Pseudomorphs of calcite are present in lacustrine strata and travertine of the Oligocene Creede Formation, the sedimentary moat fill of the Creede caldera in the Tertiary San Juan volcanic field. The pseudomorphs, previously thought to have formed after gaylussite (CaCO₃Na₂CO₃·5H₂O), are interpreted to have formed after ikaite (CaCO₃·6H₂O) on the basis of their modes of occurrence, pseudomorph morphology, and textural and chemical aspects of the calcite replacement. The extent of their exposure and degree of preservation in the Creede Formation allow elucidation of the depositional conditions in which the ikaite formed and was subsequently pseudomorphically replaced. The revised paleoenvironmental interpre ation of the Creede Formation also has implications for understanding of the late Oligocene climate of the southwestern United States.

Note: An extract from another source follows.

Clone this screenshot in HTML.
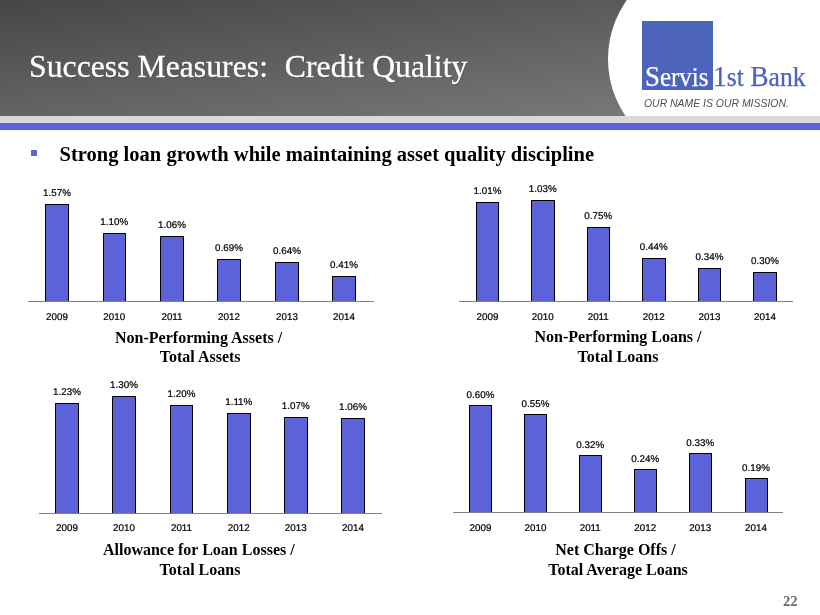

Formation of ikaite requires water temperatures of 0-3°C, supersaturation with respect to calcite, and the presence of a chemical inhibitor, such as dissolved phosphate, to prevent growth of calcite or aragonite (Shearman and Smith 1985). Geochemical calculations and hydrogeologic considerations suggest that waters with dissolved phosphate contents sufficient to inhibit calcite growth and stabilize ikaite could have developed in the Creede moat lake, although a chemical remnant of high phosphate content is not observed in the strata. The granular texture of the Creede pseudomorphs is common to calcite pseudomorphs after ikaite from many localities. A model is proposed in which slow pseudomorphic replacement (over a period of a day or more) results in sand-size calcite grains forme directly from the ikaite. This model has important implications for the interpretation of isotopic and chemical data obtained from pseudomorphs (and thinolitic tufa).